● GIVEN REQUEST
Everything from the opening line of the records below through the line with "const bandTo = pasivoCorriente[1];" must be duplicated exactly, pictures left out.

(Figure scripts)
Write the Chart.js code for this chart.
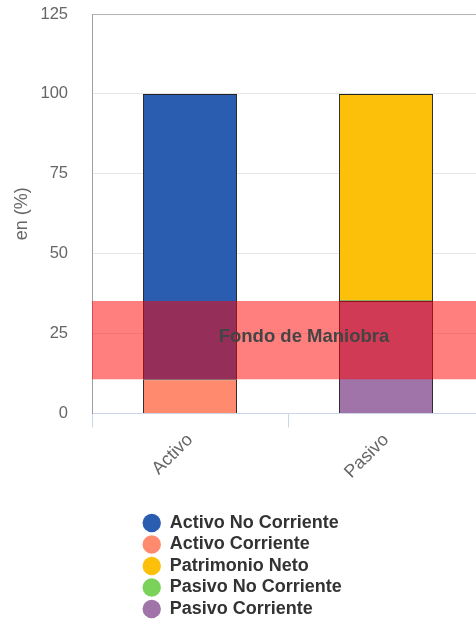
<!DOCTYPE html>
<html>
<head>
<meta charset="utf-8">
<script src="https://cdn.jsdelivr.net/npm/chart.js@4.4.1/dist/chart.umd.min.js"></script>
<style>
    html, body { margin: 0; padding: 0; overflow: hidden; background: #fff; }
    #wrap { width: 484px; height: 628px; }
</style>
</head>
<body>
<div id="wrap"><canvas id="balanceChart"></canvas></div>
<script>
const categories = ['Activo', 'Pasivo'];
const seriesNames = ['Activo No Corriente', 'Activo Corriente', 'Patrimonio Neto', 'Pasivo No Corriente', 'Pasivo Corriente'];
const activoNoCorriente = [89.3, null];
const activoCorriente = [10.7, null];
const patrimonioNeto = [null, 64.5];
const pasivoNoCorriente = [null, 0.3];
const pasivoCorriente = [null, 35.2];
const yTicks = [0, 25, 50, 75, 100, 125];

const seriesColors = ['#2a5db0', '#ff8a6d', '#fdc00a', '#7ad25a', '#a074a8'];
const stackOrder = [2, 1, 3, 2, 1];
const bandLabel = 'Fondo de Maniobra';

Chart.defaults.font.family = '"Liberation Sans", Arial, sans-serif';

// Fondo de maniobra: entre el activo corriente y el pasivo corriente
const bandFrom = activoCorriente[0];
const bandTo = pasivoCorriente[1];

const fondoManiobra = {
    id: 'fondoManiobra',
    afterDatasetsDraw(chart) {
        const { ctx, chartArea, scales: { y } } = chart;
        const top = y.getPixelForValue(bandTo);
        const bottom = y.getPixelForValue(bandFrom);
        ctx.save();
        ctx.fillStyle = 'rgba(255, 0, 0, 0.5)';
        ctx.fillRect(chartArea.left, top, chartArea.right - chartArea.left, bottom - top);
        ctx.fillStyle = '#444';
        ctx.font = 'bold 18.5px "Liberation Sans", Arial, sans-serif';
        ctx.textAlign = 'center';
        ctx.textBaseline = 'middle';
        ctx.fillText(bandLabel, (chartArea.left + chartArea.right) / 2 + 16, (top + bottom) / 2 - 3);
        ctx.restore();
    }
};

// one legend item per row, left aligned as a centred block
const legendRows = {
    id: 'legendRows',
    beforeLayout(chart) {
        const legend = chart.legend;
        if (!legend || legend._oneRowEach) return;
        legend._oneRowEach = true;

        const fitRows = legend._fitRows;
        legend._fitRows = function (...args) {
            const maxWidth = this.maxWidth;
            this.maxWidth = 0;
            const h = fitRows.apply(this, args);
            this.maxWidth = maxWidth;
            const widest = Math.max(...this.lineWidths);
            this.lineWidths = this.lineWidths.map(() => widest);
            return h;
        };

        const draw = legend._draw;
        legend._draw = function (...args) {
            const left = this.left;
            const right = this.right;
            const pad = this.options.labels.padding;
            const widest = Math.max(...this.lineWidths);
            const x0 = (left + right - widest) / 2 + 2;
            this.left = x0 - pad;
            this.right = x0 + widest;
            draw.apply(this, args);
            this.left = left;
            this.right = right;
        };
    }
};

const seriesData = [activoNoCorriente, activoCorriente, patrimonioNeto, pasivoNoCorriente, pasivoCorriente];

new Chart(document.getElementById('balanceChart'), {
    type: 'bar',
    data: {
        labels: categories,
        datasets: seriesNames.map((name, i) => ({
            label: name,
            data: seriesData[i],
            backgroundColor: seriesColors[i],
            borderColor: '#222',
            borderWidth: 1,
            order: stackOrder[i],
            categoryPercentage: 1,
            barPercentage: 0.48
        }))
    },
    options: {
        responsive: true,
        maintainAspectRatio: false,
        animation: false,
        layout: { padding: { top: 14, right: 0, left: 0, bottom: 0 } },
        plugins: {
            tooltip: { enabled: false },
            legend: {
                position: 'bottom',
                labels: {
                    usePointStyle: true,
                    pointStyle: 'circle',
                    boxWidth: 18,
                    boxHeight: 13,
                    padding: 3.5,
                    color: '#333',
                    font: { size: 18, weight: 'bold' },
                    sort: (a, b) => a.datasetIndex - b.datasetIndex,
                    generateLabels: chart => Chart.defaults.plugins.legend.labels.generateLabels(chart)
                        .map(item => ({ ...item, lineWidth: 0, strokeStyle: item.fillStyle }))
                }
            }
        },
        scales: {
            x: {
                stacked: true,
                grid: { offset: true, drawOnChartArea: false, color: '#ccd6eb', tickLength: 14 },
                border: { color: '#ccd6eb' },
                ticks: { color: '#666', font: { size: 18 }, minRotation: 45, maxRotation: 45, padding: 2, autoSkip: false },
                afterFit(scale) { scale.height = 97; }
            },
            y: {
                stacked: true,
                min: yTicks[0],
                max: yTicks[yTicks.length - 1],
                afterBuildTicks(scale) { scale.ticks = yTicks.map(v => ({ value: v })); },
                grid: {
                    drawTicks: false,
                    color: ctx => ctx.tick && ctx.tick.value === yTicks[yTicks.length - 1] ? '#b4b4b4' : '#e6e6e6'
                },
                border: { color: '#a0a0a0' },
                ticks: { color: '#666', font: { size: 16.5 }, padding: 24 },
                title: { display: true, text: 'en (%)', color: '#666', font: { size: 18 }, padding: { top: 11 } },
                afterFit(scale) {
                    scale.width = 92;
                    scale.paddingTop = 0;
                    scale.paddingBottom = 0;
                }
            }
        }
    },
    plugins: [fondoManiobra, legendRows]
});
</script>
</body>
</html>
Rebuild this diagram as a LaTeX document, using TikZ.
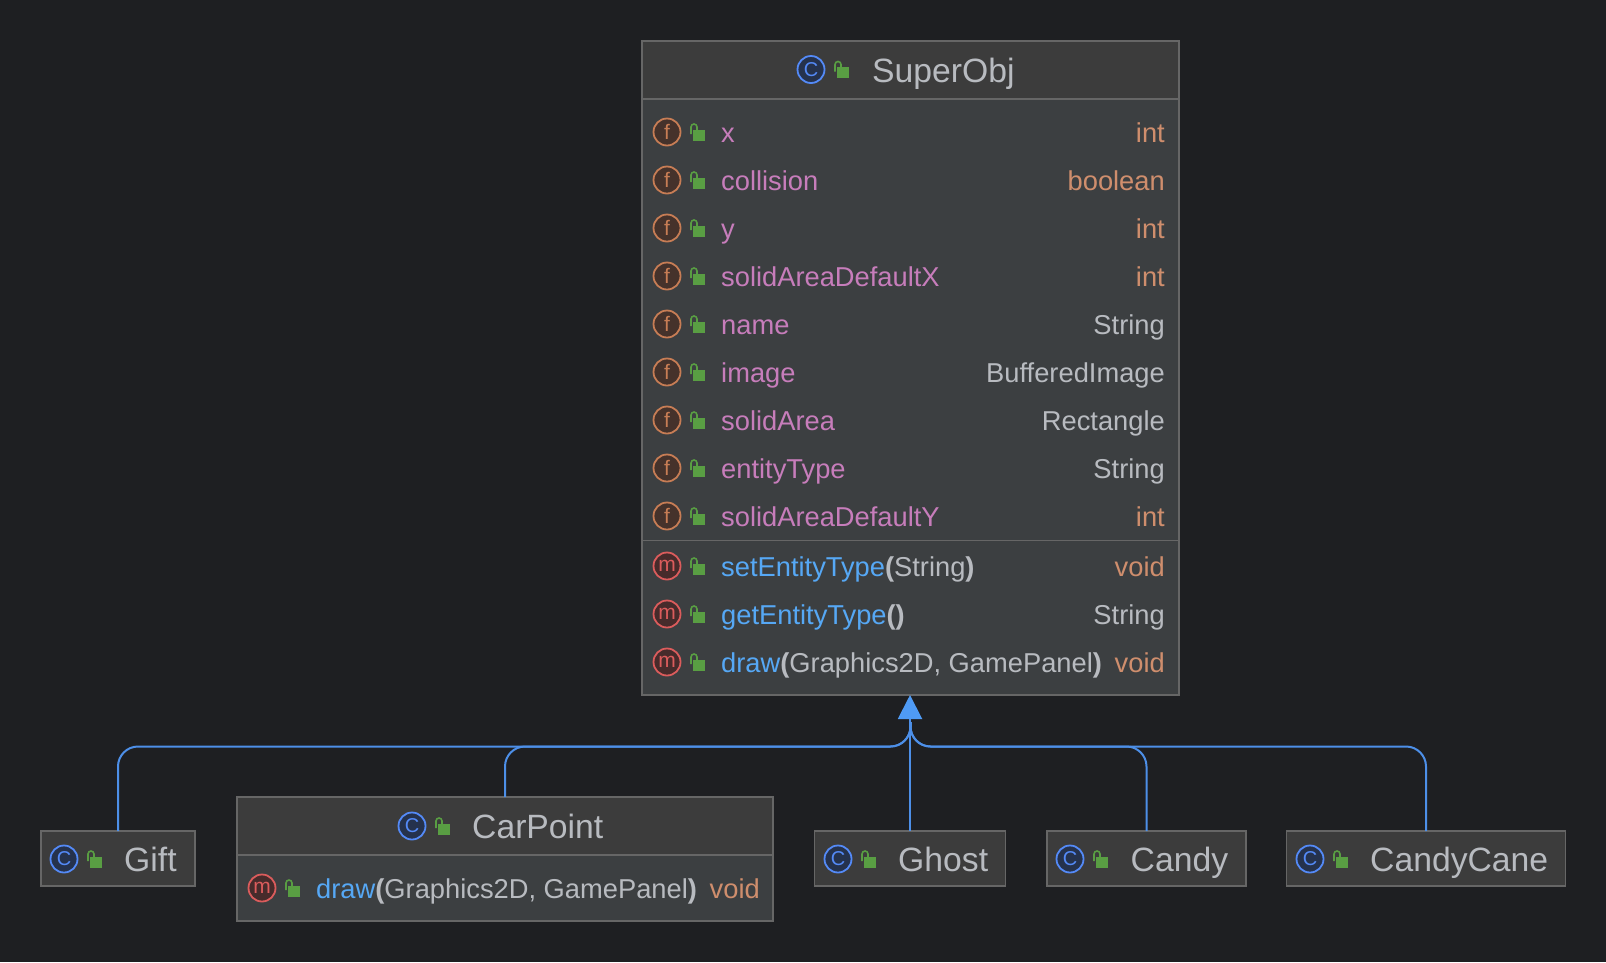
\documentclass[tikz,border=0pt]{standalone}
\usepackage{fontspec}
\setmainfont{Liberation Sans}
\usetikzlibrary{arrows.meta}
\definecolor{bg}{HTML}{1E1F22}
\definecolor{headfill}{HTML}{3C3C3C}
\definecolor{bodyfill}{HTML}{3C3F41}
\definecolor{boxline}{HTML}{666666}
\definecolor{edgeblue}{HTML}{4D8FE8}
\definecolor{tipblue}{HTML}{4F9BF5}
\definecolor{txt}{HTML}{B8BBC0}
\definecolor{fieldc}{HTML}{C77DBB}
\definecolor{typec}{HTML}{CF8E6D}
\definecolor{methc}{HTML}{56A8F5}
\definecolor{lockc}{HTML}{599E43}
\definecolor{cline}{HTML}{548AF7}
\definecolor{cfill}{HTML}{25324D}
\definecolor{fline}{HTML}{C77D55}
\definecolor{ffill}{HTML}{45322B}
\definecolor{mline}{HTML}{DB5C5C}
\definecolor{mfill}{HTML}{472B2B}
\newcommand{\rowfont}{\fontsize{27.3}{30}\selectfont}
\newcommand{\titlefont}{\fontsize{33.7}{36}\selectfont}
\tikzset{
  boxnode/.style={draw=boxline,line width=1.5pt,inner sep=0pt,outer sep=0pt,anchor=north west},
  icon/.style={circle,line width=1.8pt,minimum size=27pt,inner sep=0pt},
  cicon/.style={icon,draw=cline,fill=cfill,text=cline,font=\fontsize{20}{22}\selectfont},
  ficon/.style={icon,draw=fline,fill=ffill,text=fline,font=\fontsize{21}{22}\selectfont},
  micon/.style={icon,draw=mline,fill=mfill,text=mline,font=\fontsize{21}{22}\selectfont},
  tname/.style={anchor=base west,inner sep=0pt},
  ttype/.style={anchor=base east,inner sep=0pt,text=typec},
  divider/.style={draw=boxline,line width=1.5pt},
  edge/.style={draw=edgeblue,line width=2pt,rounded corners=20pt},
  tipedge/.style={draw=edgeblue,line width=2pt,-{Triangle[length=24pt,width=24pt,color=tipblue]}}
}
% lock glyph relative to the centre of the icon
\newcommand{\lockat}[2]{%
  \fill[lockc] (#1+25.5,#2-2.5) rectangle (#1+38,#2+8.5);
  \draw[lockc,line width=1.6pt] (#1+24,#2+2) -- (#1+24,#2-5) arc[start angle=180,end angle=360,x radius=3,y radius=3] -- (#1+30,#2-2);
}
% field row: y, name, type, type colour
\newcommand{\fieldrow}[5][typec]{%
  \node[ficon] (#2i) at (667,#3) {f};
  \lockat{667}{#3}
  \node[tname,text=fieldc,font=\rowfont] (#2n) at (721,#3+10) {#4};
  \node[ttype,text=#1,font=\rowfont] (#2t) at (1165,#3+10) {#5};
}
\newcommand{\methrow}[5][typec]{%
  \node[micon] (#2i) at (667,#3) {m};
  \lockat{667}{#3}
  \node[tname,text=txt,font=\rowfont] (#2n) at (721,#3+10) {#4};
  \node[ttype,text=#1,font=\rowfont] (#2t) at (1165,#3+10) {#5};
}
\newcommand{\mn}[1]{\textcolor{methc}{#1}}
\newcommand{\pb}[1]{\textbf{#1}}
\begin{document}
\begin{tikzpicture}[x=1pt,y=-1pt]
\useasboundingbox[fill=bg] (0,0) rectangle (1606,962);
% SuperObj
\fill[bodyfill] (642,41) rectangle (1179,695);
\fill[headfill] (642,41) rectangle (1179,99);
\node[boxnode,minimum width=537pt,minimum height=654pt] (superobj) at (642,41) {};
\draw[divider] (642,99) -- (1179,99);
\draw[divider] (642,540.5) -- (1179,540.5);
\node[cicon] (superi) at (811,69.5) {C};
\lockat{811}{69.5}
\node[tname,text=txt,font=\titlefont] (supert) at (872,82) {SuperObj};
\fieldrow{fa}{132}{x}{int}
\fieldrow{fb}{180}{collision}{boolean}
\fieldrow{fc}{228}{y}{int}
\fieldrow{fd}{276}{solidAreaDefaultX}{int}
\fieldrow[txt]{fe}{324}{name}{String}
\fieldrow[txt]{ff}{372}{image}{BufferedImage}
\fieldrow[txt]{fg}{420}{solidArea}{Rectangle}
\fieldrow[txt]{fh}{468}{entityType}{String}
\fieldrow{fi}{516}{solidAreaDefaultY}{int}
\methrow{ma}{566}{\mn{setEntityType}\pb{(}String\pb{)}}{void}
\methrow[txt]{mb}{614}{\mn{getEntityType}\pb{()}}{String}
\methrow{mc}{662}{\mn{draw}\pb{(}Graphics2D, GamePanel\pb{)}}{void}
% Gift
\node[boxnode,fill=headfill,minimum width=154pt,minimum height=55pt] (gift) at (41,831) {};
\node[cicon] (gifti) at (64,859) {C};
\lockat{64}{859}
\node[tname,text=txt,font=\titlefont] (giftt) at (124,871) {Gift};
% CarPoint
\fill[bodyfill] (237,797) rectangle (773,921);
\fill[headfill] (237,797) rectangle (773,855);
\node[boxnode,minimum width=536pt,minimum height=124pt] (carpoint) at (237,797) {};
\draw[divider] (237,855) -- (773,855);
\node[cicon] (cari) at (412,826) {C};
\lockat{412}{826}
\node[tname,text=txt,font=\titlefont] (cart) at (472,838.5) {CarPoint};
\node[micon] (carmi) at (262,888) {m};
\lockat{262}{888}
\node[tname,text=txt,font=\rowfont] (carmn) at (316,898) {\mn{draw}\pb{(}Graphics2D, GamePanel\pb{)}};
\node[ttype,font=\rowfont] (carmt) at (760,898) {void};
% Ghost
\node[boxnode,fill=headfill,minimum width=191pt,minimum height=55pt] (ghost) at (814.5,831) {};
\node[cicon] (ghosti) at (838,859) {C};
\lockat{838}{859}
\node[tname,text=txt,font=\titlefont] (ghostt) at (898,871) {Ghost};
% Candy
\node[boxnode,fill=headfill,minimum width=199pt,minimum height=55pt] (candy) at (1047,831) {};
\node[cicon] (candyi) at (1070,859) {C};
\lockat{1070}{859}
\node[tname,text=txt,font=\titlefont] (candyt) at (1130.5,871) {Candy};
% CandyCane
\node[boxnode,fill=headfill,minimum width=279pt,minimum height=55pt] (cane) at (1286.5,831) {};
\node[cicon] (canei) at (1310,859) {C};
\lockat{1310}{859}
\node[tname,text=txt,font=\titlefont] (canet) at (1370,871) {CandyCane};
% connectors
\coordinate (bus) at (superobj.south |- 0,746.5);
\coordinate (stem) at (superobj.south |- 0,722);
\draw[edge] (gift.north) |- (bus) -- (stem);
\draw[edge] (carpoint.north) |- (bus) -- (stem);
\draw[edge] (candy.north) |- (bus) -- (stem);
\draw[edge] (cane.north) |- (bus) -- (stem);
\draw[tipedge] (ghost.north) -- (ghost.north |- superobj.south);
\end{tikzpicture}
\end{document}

● SOLUTION
Write the Chart.js code for this chart.
<!DOCTYPE html>
<html>
<head>
<meta charset="utf-8">
<script src="https://cdn.jsdelivr.net/npm/chart.js@4.4.1/dist/chart.umd.min.js"></script>
<style>
    html, body { margin: 0; padding: 0; overflow: hidden; background: #fff; }
    #wrap { width: 484px; height: 628px; }
</style>
</head>
<body>
<div id="wrap"><canvas id="balanceChart"></canvas></div>
<script>
const categories = ['Activo', 'Pasivo'];
const seriesNames = ['Activo No Corriente', 'Activo Corriente', 'Patrimonio Neto', 'Pasivo No Corriente', 'Pasivo Corriente'];
const activoNoCorriente = [89.3, null];
const activoCorriente = [10.7, null];
const patrimonioNeto = [null, 64.5];
const pasivoNoCorriente = [null, 0.3];
const pasivoCorriente = [null, 35.2];
const yTicks = [0, 25, 50, 75, 100, 125];

const seriesColors = ['#2a5db0', '#ff8a6d', '#fdc00a', '#7ad25a', '#a074a8'];
const stackOrder = [2, 1, 3, 2, 1];
const bandLabel = 'Fondo de Maniobra';

Chart.defaults.font.family = '"Liberation Sans", Arial, sans-serif';

// Fondo de maniobra: entre el activo corriente y el pasivo corriente
const bandFrom = activoCorriente[0];
const bandTo = pasivoCorriente[1];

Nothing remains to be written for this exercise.